## start Raw data

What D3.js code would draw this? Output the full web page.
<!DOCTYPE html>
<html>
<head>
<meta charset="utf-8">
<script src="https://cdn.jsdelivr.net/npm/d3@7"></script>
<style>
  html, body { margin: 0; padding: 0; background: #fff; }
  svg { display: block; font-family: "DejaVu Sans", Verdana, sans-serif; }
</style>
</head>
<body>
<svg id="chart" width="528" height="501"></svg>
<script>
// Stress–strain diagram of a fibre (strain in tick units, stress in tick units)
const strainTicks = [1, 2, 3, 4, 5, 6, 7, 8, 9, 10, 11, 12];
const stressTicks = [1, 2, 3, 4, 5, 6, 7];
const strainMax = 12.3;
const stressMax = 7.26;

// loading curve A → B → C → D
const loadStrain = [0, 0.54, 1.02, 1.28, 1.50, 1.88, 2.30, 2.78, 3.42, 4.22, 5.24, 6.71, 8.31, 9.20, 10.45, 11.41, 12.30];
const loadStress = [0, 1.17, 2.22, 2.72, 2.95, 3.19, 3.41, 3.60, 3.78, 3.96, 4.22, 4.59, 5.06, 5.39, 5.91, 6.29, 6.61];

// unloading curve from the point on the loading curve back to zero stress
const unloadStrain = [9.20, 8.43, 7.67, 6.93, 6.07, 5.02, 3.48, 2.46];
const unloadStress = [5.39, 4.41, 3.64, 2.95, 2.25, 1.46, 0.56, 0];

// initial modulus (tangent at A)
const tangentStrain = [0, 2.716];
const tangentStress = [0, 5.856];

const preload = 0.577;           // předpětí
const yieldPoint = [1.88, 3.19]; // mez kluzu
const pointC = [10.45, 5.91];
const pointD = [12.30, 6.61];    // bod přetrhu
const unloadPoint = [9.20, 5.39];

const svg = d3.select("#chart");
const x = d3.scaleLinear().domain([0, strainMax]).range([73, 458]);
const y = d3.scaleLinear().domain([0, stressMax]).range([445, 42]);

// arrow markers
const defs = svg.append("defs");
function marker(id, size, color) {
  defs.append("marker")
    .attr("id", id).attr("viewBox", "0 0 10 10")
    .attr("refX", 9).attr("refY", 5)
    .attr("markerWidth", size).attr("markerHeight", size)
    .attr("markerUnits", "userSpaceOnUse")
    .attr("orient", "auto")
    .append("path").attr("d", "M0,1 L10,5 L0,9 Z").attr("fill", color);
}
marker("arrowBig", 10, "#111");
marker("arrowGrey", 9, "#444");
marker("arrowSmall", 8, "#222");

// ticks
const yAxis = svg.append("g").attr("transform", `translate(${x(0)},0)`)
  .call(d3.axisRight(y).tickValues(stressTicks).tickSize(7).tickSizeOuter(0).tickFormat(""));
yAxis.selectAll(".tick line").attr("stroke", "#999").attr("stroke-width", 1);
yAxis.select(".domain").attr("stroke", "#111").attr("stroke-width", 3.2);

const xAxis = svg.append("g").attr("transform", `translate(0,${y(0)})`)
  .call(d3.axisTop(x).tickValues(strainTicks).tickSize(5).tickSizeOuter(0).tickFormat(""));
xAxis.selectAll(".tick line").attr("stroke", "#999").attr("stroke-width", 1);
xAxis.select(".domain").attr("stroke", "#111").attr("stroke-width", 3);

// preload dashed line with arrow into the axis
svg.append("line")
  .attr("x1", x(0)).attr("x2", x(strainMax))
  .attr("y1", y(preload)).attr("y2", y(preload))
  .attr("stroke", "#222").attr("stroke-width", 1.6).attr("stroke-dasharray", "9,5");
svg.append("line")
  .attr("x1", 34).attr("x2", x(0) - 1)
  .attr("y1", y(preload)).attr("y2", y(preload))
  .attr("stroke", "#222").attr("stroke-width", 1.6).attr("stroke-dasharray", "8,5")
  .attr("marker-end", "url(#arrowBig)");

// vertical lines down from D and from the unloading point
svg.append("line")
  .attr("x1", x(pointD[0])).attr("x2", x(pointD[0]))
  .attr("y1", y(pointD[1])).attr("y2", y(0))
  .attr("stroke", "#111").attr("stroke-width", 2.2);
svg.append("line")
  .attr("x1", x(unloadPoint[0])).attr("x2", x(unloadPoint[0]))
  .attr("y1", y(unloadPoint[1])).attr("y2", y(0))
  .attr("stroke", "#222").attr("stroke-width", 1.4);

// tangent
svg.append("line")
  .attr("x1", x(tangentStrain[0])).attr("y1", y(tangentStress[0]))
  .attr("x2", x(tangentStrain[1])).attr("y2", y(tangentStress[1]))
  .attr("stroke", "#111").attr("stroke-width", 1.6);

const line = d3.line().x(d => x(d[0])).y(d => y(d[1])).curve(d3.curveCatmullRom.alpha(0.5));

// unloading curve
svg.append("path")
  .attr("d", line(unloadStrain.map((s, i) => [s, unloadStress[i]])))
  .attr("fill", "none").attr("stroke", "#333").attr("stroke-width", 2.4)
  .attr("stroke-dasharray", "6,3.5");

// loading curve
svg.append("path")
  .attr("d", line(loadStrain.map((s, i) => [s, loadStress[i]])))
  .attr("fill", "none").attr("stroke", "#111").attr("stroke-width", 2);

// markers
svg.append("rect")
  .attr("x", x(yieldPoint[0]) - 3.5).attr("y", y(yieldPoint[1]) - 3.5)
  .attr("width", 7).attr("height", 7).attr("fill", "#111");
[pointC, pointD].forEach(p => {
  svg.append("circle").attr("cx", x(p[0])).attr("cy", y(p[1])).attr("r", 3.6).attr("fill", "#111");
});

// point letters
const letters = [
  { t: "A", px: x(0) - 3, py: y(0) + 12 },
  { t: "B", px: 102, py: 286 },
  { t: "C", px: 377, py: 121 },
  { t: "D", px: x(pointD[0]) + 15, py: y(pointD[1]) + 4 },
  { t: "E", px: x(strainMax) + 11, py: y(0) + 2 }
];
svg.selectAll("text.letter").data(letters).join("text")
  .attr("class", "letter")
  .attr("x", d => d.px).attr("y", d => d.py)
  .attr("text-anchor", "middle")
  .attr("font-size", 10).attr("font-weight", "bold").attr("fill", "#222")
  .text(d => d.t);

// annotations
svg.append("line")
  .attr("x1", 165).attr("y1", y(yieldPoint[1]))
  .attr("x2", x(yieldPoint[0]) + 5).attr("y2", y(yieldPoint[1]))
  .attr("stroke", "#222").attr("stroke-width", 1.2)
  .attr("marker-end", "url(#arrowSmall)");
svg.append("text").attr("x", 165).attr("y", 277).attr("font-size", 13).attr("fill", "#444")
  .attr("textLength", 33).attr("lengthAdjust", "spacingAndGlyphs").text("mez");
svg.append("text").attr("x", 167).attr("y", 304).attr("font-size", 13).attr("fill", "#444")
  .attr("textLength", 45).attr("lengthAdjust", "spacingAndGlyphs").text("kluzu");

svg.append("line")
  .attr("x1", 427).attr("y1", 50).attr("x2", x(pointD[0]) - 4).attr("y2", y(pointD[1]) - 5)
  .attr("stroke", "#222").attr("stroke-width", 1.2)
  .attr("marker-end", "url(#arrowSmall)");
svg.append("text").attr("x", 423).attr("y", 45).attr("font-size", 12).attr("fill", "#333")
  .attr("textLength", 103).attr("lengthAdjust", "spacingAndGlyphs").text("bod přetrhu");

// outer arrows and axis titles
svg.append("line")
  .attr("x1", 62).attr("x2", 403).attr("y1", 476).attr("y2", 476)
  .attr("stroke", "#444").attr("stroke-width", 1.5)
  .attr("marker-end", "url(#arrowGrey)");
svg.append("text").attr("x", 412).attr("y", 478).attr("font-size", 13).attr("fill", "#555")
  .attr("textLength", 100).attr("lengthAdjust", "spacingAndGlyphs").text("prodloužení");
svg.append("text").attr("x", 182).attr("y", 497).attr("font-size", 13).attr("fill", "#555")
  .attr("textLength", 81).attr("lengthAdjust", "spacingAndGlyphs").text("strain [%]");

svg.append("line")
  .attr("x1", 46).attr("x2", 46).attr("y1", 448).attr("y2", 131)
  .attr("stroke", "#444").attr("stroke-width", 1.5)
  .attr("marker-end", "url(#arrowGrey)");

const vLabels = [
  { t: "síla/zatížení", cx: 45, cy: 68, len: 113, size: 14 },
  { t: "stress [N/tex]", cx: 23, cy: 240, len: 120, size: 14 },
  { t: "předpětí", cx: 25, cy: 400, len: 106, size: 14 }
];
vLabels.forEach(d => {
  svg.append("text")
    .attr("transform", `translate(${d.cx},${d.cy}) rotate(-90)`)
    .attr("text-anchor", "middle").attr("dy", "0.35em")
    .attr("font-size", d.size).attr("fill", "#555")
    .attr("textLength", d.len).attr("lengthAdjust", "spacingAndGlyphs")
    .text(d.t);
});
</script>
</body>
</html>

## end Raw data
## start Raw data

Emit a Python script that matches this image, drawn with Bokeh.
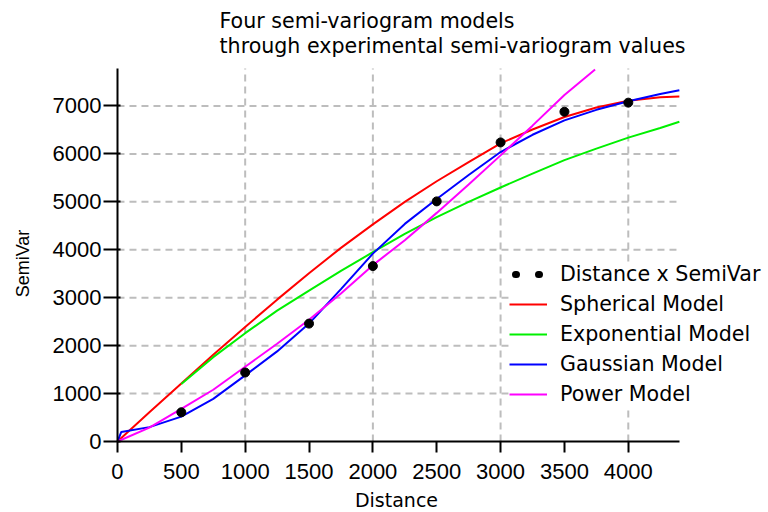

## end Raw data

:: Exercise ::
Give only the number of lines that include the word "this".

:: The solution ::
2